_Written problem:_
Retype, please, the listing from its opening line through the line that contains "const cap = 3;", both included, without the pictures.

_Data shown:_
===

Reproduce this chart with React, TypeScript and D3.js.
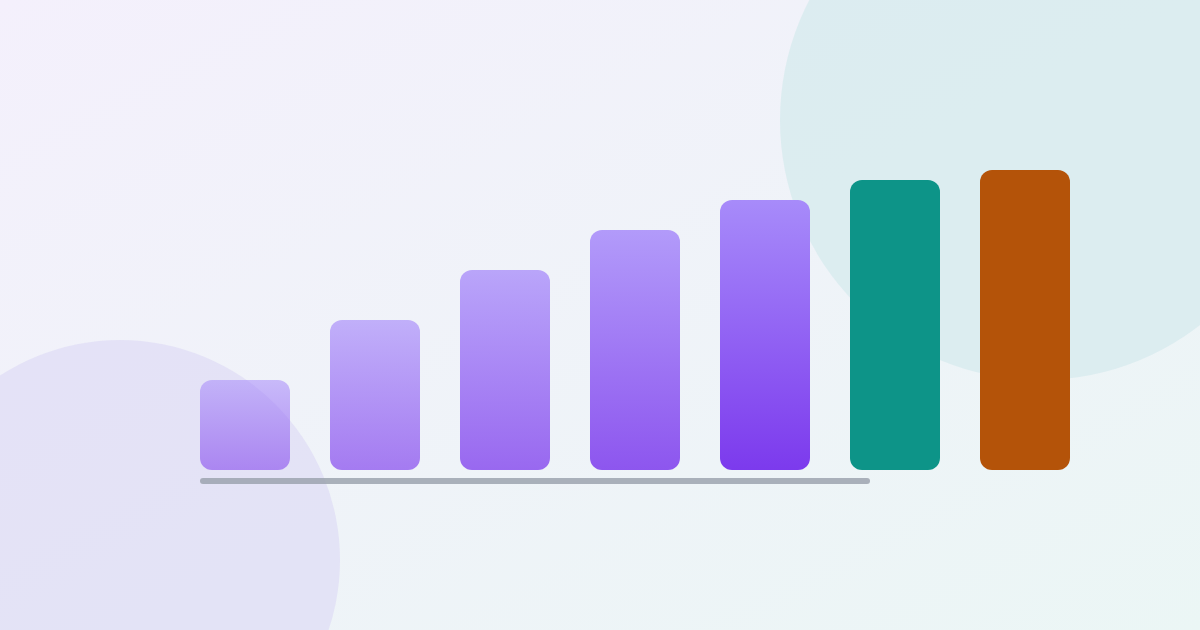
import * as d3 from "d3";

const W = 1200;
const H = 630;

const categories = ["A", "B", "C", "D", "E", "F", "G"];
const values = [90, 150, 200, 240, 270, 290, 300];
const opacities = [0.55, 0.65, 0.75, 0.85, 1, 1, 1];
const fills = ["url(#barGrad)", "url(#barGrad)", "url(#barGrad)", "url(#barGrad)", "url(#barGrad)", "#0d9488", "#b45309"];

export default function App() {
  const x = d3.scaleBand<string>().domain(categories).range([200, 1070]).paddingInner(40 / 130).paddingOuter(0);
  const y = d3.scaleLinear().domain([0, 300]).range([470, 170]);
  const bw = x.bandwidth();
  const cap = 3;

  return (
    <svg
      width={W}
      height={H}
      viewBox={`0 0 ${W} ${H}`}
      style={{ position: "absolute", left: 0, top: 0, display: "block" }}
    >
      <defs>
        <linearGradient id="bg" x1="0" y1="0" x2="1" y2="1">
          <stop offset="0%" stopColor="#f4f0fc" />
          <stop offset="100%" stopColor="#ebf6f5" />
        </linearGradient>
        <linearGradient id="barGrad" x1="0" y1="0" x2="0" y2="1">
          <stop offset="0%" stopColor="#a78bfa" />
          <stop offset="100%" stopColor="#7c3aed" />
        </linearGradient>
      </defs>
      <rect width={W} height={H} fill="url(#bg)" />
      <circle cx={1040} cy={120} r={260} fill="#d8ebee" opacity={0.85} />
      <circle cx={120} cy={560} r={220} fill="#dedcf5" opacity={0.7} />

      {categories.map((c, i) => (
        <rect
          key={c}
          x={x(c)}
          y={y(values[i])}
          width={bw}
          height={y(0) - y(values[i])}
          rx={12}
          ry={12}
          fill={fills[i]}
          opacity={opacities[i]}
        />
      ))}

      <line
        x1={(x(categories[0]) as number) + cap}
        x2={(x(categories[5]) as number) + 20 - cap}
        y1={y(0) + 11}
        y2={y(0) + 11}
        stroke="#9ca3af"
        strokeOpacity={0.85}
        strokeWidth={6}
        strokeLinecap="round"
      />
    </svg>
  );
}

===

_Response for this exercise:_
Reproduce this chart with React, TypeScript and D3.js.
import * as d3 from "d3";

const W = 1200;
const H = 630;

const categories = ["A", "B", "C", "D", "E", "F", "G"];
const values = [90, 150, 200, 240, 270, 290, 300];
const opacities = [0.55, 0.65, 0.75, 0.85, 1, 1, 1];
const fills = ["url(#barGrad)", "url(#barGrad)", "url(#barGrad)", "url(#barGrad)", "url(#barGrad)", "#0d9488", "#b45309"];

export default function App() {
  const x = d3.scaleBand<string>().domain(categories).range([200, 1070]).paddingInner(40 / 130).paddingOuter(0);
  const y = d3.scaleLinear().domain([0, 300]).range([470, 170]);
  const bw = x.bandwidth();
  const cap = 3;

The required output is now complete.